АППЕЛЬФЕЛЬД. Я никогда не описывал события так, как они происходили на самом деле. Да, все мои произведения — главы сокровенно личного опыта, и, однако, это не «история моей жизни». То, что произошло со мной в жизни, уже произошло, уже приняло форму, время замесило эти события и вылепило. Описывать то, что было в реальности, — сделаться рабом памяти, а память — только второстепенный элемент творческого процесса. В моем понимании творить — значит упорядочивать, отсеивать, подбирать слова и темп, пригодные для произведения. Да, я действительно беру материал из собственной жизни, но то, что я в итоге леплю из этого материала — совершенно самостоятельное существо.

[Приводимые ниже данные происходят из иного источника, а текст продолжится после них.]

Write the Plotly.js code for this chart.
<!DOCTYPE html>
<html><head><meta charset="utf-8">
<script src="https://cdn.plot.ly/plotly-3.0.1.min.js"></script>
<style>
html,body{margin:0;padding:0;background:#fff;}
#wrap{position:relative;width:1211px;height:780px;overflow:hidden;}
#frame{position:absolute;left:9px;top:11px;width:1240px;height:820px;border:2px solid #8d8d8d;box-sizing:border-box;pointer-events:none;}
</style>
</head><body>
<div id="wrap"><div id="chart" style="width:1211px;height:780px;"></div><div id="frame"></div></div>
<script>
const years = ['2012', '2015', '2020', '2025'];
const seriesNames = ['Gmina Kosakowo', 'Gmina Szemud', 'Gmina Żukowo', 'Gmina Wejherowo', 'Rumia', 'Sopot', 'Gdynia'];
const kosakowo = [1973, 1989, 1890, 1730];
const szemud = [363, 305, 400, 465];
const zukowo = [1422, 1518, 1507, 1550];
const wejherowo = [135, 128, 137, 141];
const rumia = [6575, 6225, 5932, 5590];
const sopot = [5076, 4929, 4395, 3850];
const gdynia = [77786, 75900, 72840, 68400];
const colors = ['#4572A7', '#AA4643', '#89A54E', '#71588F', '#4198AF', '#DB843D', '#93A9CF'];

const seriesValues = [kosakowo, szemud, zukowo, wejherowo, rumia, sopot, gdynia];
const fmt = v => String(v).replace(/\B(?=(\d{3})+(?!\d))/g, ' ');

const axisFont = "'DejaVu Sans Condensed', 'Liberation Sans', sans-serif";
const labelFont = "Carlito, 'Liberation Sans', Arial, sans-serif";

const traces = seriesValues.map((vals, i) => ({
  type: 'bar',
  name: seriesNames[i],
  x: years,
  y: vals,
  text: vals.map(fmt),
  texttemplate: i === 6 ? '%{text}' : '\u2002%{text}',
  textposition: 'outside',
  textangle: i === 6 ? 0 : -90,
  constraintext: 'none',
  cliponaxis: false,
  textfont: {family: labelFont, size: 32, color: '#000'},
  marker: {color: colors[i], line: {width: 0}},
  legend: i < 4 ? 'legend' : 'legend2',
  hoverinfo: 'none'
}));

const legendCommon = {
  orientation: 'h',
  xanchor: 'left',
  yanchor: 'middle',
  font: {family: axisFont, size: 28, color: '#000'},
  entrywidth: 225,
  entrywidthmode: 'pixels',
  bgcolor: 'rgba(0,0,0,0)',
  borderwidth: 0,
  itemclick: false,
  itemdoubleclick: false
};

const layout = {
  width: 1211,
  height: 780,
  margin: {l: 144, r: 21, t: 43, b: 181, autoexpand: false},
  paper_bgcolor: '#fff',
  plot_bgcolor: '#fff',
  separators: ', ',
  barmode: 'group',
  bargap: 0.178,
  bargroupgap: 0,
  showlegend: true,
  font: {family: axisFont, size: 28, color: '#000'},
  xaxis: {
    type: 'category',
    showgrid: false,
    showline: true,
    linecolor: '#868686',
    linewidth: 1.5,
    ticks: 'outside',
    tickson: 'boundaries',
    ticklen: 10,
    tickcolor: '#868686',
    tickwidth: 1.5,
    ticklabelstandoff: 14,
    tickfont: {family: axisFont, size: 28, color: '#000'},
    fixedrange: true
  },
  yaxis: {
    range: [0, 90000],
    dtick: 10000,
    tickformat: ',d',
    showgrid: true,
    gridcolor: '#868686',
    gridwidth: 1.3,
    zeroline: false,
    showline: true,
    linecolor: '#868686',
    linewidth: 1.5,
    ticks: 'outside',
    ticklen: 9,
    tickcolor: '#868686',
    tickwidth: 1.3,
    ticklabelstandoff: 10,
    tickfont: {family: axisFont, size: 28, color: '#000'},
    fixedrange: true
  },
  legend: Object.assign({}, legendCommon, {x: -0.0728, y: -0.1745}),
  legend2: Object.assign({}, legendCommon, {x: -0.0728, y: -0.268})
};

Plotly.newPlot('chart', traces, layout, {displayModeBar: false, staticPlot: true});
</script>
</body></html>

«Историю моей жизни» в лесах после побега из лагеря я пытался написать несколько раз. Но все усилия пропали зря. Я хотел сохранить верность реальности, реальным событиям. Но получалась хроника, которая оказалась слишком хлипким каркасом. Результат выглядел довольно слабо — неубедительная игра воображения. Самые правдивые рассказы легко фальсифицировать.
Реальность, ты и сам знаешь, всегда сильнее человеческого воображения. Более того, реальность может позволить себе быть неправдоподобной, необъяснимой, совершенно несоразмерной. Художественное произведение, увы, не может себе этого позволить.